Irrational Games – a studio that’s made a name for itself in eschewing predictability and is known for pathological cybervillains and brutish Big Daddies who earned our sympathy in their staunch protection of Little Sisters – somehow makes a city built on the clouds seem plausible. It's a place that feels alive. Townsfolk bustle in the plaza streets, birds flit about almost everywhere, and propaganda extols the local prophet's racist, ultra-nationalist beliefs. Columbia has its own history and hierarchy, to a degree that most shooters – or games of any genre, for that matter – can’t even aspire. It's created using a vibrant color palette and a unified vision of a twisted, jingoistic take on America. Simultaneously, no two of its many diverse areas ever feel alike. All these elements give this fantastical city a sterling sense of genuine place.
This world is easy to buy into because its characters believe in it so convincingly, chief among them our player character, war veteran-turned-PI Booker DeWitt. He's a reluctant hero on a mission, vaguely referred to as a less-than-virtuous man with a shady past. The first hour chronicles DeWitt’s unusual journey to Columbia under orders to recover a teenage girl named Elizabeth so that he might “wipe away the debt.” Though he begins as both a bit unlikeable and mysterious, eventually Booker's backstory is fully filled-in and brought to a satisfactory end. Under your stewardship, he oscillates between doing good deeds and some clearly bad ones, but his words and actions eventually left me thinking of myself as a fan of the man by the time the credits rolled.
It’s that inaugural hour – and in fact the few that follow it – that build the foundation upon which the rest of BioShock Infinite stands. Er, floats. Early on, thanks to the weapons, powers, and upgrades having new names but functioning in largely the same way, it’d be fair to call Infinite an elaborate, blue-sky reskin of the first BioShock. If that's a criticism at all, it's a weak one; BioShock's about as sound a starting point to build upon as a game could hope for, and Infinite has made the most of that. I'd put the artwork, meticulously crafted detail, and overall atmosphere of Columbia right up there with BioShock's Rapture, Half-Life 2's City 17, and Mirror’s Edge’s unnamed dystopian metropolis. Two things evolve Infinite past its predecessor, however, and the first is one of its central characters: Elizabeth.
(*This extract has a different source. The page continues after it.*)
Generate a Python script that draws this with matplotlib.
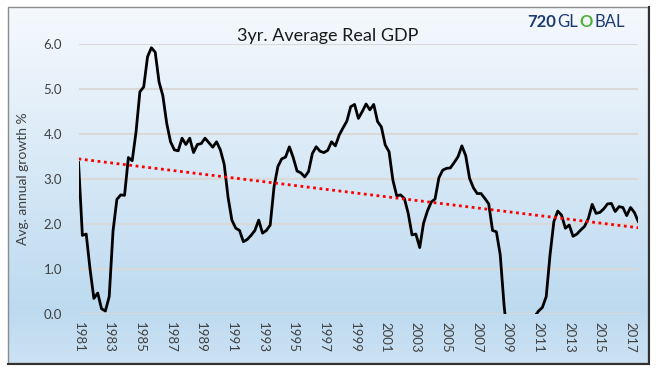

Our mystery girl rarely leaves your side once she joins you a short time into the campaign, and unlike the vast majority of AI companions throughout the ages, she requires zero babysitting. To the contrary, she'll take care of you, tossing you ammo and health in the heat of battle, randomly throwing you money at idle moments, and even bending the layout of a combat area to your will using her dimensional-portal-opening abilities.

Some "Patriot" this robot is.
In firefights, that means you might have the choice to teleport in any one of a flying gun turret, a wall of cover, a powerful weapon, or a stash of medkits. It’s yet another option that'll affect how the fight plays out in a big way – a layer that makes Infinite’s combat so refreshingly nimble. The guns may not be wholly original, and the vigors may be familiar, but in concert with the Elizabeth wildcard and the open, large-scale play spaces, Infinite offers tangible, meaningful choices in each encounter.
Elizabeth herself, in fact, plays a central role in BioShock Infinite’s story, and in the moment-to-moment experience. Once she’d established herself at my side, any period of separation was noticeable. Not only does the action revert to feeling very much like BioShock 1, but it made me feel as if something was genuinely missing: emotional depth. Over our time together, Elizabeth's expressive performances elicited everything from sympathy to fear and even guilt. She provides motivation and moves the story forward, and like the clear bond the Big Daddies and Little Sisters had in the first game, I was compelled to protect her. And from a purely mechanical perspective, it’s a half-miracle that she never gets in the way – but she doesn't. What's great about Elizabeth is that her presence always adds something, and never takes anything away.